Saturday, August 20, 2011

Things I Don't Understand

Warning: this is a bit of a vegan rant. If you don't like or are intimidated by an angry vegan, then you should probably stop reading. But if you want to explore a different perspective, read on.

So. We had some family over for dinner last night. They're all loud, funny, opinionated Jewish New Yorkers. My kind of people. Normally.

My mom and I had a good time in the kitchen during yesterday's rainy afternoon. We made jambalaya, roasted zucchini and eggplant, baked spaghetti squash with olive oil and spices, cornbread, and chocolate peanut butter brownie cake. We took a lot of time and money planning the feast, trying extra hard to blow our carnivorous guests out of the water with some decadent plant-based eats.

Our guest arrived and we started off with some drinks and snacky things. Delicious aromas wafted out of the kitchen. A cousin walked in and proceeded to ask my mom what we were eating tonight. The conversation went a little something like this:
Cousin: Wait, so what's in the jambalaya? Did you find some good andouille sausage?
Mom: Nope, just some vegan chorizo.
Cousin: You know what we call what's in your sausage? Salad! Hahahahahaha!!


Ok, so maybe it was a little funny. I can take a joke. But clearly no one was even curious about a new kind of food. They just wrote it off, no questions asked.

Dinner was served with more sniggers. Another cousin exclaimed, "Ew! I don't even want to know what's in vegan sausage! Gross!"

That's what really set me off. I wanted to shake her and scream DO YOU REALIZE WHAT YOU'RE SAYING?! Because the nastiest thing in vegan sausage is probably a little fake food coloring, and that's only if you're using a cheap brand.

Plant-based sausage is made out of vital wheat gluten or soy, some fat, and plenty of herbs and spices. Animal-based sausage is made out of a corpse. It is decaying flesh, a dead thing. PLUS oodles of antibiotics, arsenic, feces, cholesterol, bacteria, steroids, pesticides, and parasites. YUM!

I do understand that it's hard to think about food as what it was before it was on your plate. I'm not so brain-washed to think that people will immediately associate a steak with a cow, or a hot dog with a pig. Hell, I used to be carnivore myself. I knew what I was eating, but some part of my brain chose not to consider the idea that I was eating a dead creature. Ignorance is bliss, right?

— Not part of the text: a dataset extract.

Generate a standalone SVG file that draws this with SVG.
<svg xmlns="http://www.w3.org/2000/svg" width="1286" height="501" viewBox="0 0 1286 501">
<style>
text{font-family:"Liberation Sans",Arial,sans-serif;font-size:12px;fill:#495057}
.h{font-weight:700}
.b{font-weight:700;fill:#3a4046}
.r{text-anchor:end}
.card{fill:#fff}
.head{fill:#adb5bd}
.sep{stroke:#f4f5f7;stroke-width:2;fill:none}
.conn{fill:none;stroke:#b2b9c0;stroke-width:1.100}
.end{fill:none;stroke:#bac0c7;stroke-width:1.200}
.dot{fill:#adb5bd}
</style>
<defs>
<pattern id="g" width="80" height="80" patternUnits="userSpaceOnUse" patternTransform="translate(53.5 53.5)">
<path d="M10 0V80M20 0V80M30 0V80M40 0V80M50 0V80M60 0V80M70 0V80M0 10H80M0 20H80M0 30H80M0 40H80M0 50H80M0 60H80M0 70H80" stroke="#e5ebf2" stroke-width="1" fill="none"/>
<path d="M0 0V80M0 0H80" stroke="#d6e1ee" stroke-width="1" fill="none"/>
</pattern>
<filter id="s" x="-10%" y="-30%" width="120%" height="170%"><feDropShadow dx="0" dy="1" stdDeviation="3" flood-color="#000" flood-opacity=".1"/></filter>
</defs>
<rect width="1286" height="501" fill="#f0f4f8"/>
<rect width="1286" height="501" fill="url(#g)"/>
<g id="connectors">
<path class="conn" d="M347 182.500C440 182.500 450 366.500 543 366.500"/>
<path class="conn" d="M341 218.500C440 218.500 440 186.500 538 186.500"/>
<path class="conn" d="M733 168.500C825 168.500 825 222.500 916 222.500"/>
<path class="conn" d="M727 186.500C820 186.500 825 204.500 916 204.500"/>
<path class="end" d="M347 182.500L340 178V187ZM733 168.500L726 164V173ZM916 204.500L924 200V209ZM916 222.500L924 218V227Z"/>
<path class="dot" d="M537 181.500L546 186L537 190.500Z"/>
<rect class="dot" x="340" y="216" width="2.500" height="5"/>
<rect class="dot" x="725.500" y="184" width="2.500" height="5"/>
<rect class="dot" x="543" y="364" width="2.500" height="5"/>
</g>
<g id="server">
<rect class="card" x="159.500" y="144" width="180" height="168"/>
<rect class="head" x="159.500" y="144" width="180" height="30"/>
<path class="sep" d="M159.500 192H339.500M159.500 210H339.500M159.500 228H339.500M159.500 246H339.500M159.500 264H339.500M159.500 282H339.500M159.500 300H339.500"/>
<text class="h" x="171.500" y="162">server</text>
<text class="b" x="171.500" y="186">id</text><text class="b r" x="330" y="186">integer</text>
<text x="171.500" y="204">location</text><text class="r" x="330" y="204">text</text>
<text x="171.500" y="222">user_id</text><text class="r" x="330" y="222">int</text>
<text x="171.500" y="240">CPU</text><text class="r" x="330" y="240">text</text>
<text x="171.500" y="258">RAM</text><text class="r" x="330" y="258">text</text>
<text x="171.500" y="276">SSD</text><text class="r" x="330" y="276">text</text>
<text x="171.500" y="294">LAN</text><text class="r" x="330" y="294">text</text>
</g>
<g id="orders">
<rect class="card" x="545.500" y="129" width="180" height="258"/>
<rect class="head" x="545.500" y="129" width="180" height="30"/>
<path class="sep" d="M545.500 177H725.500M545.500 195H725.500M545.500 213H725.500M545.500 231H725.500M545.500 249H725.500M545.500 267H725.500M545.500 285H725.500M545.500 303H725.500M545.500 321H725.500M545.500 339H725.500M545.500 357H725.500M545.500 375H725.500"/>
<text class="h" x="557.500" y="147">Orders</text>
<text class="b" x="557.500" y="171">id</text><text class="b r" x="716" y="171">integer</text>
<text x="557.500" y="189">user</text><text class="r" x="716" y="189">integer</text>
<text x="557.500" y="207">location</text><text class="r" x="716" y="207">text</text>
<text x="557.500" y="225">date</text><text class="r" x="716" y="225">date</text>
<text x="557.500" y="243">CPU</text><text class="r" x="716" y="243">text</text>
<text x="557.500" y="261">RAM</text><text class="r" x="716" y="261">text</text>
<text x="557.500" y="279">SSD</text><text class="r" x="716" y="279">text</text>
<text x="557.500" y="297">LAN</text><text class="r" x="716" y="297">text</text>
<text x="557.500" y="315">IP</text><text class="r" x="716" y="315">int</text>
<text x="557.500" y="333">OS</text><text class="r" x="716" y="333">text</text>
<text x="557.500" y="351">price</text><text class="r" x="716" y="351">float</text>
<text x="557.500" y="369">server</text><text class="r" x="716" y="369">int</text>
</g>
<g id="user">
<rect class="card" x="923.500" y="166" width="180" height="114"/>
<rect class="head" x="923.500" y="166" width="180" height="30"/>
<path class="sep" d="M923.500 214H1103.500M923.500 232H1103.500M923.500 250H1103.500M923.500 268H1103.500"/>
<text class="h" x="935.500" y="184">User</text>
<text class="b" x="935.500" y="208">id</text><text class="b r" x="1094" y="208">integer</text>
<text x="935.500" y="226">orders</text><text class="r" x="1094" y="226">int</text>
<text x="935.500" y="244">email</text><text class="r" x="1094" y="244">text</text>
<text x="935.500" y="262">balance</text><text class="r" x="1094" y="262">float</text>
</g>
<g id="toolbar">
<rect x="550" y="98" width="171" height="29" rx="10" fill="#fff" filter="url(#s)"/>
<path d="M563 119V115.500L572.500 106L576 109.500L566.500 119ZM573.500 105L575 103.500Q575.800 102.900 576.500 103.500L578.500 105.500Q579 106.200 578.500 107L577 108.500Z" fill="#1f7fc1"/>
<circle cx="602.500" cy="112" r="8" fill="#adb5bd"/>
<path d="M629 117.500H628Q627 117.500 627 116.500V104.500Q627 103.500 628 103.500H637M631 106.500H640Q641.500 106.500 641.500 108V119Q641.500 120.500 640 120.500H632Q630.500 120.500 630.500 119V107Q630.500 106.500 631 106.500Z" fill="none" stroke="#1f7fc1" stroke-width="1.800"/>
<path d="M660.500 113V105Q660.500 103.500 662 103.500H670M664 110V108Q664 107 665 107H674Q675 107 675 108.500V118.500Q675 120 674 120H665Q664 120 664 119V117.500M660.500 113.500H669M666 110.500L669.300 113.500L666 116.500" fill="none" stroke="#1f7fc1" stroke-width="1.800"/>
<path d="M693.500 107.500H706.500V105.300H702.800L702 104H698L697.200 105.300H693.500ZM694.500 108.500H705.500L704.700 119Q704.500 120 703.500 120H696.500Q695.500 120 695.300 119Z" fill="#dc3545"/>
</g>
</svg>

Some people don't want to hear a different view. They just aren't open to it. They like their way of life and don't want to consider alternatives. I'm not going to preach to anyone who doesn't want to listen. But next time I'd hope that they could be better dinner guests and at least save the rude comments for after they leave. Any cook, meat-eating or not, wants to be appreciated for the food that they lovingly put on the table. I don't think some common-sense manners are too much to ask for.

Also, thinking before you open your mouth is generally a good idea.

By the way, Bill Clinton is officially vegan. If that doesn't say something for my so-called "alternative" lifestyle, then I don't know what does.